▸ **REQUIREMENTS**: Print nothing but the lines from the start of the listing below through the line that contains "yticks = [0, 10, 20, 30, 40, 50, 60]". Do not include the pictures.

▸ **SOURCE EXCERPT**:

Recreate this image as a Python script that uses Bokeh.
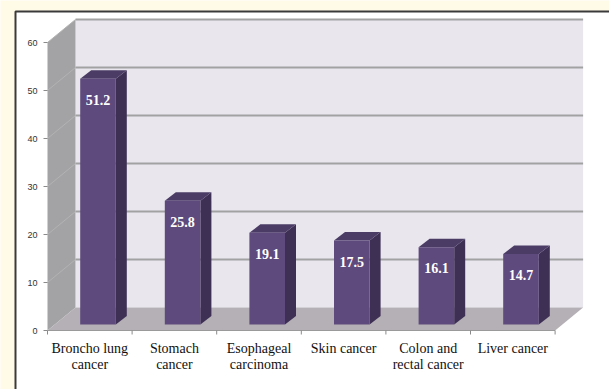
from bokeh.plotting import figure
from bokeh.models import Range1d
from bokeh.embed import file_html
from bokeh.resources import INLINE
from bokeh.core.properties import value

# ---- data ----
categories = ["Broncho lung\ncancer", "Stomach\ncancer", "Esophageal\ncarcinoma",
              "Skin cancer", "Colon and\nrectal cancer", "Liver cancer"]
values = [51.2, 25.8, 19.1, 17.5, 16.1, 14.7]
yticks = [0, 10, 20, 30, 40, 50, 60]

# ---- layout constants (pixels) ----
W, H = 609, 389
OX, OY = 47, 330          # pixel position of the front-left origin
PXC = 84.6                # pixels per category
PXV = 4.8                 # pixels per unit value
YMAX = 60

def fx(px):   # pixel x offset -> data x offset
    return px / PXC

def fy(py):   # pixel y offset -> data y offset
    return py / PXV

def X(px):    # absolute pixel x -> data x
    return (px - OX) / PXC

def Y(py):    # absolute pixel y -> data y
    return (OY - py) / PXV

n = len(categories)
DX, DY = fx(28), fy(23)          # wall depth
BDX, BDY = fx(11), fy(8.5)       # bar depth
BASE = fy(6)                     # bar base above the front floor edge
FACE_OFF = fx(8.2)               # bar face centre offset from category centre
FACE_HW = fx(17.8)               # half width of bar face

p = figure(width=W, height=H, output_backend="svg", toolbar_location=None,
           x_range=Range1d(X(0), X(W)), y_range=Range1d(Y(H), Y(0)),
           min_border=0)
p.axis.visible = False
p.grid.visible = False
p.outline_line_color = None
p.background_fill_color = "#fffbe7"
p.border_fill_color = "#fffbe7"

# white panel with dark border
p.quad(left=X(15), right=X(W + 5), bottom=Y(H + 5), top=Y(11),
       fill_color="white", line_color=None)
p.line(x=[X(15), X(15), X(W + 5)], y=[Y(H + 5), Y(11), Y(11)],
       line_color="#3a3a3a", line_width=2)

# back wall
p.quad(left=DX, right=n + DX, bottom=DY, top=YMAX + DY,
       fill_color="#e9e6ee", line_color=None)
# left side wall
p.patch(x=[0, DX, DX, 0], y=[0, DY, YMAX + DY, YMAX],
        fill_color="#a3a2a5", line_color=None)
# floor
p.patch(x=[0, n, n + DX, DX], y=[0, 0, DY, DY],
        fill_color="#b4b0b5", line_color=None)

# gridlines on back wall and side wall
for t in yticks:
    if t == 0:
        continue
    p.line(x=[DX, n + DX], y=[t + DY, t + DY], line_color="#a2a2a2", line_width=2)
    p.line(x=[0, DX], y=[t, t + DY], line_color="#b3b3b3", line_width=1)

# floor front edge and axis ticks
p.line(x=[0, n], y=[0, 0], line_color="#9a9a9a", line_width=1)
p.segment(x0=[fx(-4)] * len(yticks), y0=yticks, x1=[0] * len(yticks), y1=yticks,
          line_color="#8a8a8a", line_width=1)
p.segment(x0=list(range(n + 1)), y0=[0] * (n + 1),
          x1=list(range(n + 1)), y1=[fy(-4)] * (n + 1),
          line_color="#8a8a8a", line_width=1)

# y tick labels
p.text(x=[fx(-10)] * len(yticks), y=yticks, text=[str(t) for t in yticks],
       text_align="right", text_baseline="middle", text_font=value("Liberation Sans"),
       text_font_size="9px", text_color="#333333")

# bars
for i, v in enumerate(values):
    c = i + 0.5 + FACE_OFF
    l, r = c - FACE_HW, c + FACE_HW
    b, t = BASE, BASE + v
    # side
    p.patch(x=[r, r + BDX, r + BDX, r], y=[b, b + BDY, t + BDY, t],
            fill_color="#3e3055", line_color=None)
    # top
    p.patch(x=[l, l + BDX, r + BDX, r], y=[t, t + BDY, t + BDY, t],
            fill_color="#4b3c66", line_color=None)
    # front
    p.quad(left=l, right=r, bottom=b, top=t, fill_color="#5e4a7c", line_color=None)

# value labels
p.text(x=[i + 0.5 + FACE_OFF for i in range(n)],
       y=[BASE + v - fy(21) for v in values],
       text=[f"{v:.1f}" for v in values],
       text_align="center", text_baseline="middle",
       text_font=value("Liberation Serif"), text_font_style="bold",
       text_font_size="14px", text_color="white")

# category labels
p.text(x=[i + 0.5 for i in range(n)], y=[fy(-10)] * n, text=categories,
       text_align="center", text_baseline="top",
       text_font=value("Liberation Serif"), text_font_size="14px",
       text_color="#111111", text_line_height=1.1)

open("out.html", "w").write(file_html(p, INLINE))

▸ **SOLVED EXERCISE**:
Recreate this image as a Python script that uses Bokeh.
from bokeh.plotting import figure
from bokeh.models import Range1d
from bokeh.embed import file_html
from bokeh.resources import INLINE
from bokeh.core.properties import value

# ---- data ----
categories = ["Broncho lung\ncancer", "Stomach\ncancer", "Esophageal\ncarcinoma",
              "Skin cancer", "Colon and\nrectal cancer", "Liver cancer"]
values = [51.2, 25.8, 19.1, 17.5, 16.1, 14.7]
yticks = [0, 10, 20, 30, 40, 50, 60]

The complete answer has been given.